> Stated exercise
Give a verbatim quotation of every record.

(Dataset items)
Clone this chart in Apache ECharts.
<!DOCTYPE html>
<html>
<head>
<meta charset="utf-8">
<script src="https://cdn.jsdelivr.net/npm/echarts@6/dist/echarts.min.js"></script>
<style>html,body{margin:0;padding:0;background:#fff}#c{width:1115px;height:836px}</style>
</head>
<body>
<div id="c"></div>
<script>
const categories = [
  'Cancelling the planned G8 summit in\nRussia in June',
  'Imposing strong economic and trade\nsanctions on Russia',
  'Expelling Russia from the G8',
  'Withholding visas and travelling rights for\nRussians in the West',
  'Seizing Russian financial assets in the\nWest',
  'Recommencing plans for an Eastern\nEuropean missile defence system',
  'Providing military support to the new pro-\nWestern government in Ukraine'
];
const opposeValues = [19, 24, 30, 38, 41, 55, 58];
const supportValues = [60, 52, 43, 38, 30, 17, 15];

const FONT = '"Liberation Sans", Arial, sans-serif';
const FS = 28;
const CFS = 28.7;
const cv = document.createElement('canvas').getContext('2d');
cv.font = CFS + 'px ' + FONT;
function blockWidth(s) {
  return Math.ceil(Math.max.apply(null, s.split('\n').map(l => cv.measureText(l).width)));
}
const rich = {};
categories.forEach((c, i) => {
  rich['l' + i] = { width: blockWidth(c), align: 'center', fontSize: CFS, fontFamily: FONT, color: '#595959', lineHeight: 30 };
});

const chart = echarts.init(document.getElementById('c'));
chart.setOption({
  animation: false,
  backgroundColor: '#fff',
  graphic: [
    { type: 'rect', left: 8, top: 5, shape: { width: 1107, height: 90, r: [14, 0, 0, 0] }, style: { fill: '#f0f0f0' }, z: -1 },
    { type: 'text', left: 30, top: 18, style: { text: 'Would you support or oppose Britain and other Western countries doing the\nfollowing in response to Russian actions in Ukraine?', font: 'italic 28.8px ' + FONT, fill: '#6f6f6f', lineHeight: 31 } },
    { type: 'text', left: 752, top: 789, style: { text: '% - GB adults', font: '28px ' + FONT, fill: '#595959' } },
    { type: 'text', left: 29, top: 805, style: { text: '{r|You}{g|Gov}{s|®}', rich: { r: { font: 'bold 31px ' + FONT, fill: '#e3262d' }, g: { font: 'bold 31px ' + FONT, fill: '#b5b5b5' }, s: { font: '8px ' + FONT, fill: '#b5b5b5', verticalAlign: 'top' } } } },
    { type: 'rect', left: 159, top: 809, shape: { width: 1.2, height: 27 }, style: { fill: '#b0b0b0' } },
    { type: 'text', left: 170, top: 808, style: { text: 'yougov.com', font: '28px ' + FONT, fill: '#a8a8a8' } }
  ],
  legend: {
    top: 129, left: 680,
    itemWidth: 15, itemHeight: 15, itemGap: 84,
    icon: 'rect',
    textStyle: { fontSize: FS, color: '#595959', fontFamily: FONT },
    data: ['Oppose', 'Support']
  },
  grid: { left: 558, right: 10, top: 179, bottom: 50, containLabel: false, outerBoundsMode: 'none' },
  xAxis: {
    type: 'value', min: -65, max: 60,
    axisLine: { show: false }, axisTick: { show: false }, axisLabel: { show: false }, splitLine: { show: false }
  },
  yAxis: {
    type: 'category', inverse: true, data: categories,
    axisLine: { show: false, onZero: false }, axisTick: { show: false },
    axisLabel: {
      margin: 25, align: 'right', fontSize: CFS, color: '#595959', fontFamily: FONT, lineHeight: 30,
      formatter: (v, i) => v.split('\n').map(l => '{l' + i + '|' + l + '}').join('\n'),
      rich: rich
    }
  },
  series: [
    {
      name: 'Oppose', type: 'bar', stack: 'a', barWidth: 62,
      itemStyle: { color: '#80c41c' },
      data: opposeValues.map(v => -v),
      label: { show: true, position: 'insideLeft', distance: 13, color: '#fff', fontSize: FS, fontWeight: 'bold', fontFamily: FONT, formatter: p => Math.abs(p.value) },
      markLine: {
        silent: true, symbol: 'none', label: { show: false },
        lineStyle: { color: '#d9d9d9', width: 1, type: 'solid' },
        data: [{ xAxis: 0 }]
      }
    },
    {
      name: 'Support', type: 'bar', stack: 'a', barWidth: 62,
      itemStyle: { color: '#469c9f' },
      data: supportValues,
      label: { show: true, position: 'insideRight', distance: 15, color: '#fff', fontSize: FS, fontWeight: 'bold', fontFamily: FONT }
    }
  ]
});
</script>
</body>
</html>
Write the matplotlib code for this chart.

> Reply
Clone this chart in Apache ECharts.
<!DOCTYPE html>
<html>
<head>
<meta charset="utf-8">
<script src="https://cdn.jsdelivr.net/npm/echarts@6/dist/echarts.min.js"></script>
<style>html,body{margin:0;padding:0;background:#fff}#c{width:1115px;height:836px}</style>
</head>
<body>
<div id="c"></div>
<script>
const categories = [
  'Cancelling the planned G8 summit in\nRussia in June',
  'Imposing strong economic and trade\nsanctions on Russia',
  'Expelling Russia from the G8',
  'Withholding visas and travelling rights for\nRussians in the West',
  'Seizing Russian financial assets in the\nWest',
  'Recommencing plans for an Eastern\nEuropean missile defence system',
  'Providing military support to the new pro-\nWestern government in Ukraine'
];
const opposeValues = [19, 24, 30, 38, 41, 55, 58];
const supportValues = [60, 52, 43, 38, 30, 17, 15];

const FONT = '"Liberation Sans", Arial, sans-serif';
const FS = 28;
const CFS = 28.7;
const cv = document.createElement('canvas').getContext('2d');
cv.font = CFS + 'px ' + FONT;
function blockWidth(s) {
  return Math.ceil(Math.max.apply(null, s.split('\n').map(l => cv.measureText(l).width)));
}
const rich = {};
categories.forEach((c, i) => {
  rich['l' + i] = { width: blockWidth(c), align: 'center', fontSize: CFS, fontFamily: FONT, color: '#595959', lineHeight: 30 };
});

const chart = echarts.init(document.getElementById('c'));
chart.setOption({
  animation: false,
  backgroundColor: '#fff',
  graphic: [
    { type: 'rect', left: 8, top: 5, shape: { width: 1107, height: 90, r: [14, 0, 0, 0] }, style: { fill: '#f0f0f0' }, z: -1 },
    { type: 'text', left: 30, top: 18, style: { text: 'Would you support or oppose Britain and other Western countries doing the\nfollowing in response to Russian actions in Ukraine?', font: 'italic 28.8px ' + FONT, fill: '#6f6f6f', lineHeight: 31 } },
    { type: 'text', left: 752, top: 789, style: { text: '% - GB adults', font: '28px ' + FONT, fill: '#595959' } },
    { type: 'text', left: 29, top: 805, style: { text: '{r|You}{g|Gov}{s|®}', rich: { r: { font: 'bold 31px ' + FONT, fill: '#e3262d' }, g: { font: 'bold 31px ' + FONT, fill: '#b5b5b5' }, s: { font: '8px ' + FONT, fill: '#b5b5b5', verticalAlign: 'top' } } } },
    { type: 'rect', left: 159, top: 809, shape: { width: 1.2, height: 27 }, style: { fill: '#b0b0b0' } },
    { type: 'text', left: 170, top: 808, style: { text: 'yougov.com', font: '28px ' + FONT, fill: '#a8a8a8' } }
  ],
  legend: {
    top: 129, left: 680,
    itemWidth: 15, itemHeight: 15, itemGap: 84,
    icon: 'rect',
    textStyle: { fontSize: FS, color: '#595959', fontFamily: FONT },
    data: ['Oppose', 'Support']
  },
  grid: { left: 558, right: 10, top: 179, bottom: 50, containLabel: false, outerBoundsMode: 'none' },
  xAxis: {
    type: 'value', min: -65, max: 60,
    axisLine: { show: false }, axisTick: { show: false }, axisLabel: { show: false }, splitLine: { show: false }
  },
  yAxis: {
    type: 'category', inverse: true, data: categories,
    axisLine: { show: false, onZero: false }, axisTick: { show: false },
    axisLabel: {
      margin: 25, align: 'right', fontSize: CFS, color: '#595959', fontFamily: FONT, lineHeight: 30,
      formatter: (v, i) => v.split('\n').map(l => '{l' + i + '|' + l + '}').join('\n'),
      rich: rich
    }
  },
  series: [
    {
      name: 'Oppose', type: 'bar', stack: 'a', barWidth: 62,
      itemStyle: { color: '#80c41c' },
      data: opposeValues.map(v => -v),
      label: { show: true, position: 'insideLeft', distance: 13, color: '#fff', fontSize: FS, fontWeight: 'bold', fontFamily: FONT, formatter: p => Math.abs(p.value) },
      markLine: {
        silent: true, symbol: 'none', label: { show: false },
        lineStyle: { color: '#d9d9d9', width: 1, type: 'solid' },
        data: [{ xAxis: 0 }]
      }
    },
    {
      name: 'Support', type: 'bar', stack: 'a', barWidth: 62,
      itemStyle: { color: '#469c9f' },
      data: supportValues,
      label: { show: true, position: 'insideRight', distance: 15, color: '#fff', fontSize: FS, fontWeight: 'bold', fontFamily: FONT }
    }
  ]
});
</script>
</body>
</html>
Write the matplotlib code for this chart.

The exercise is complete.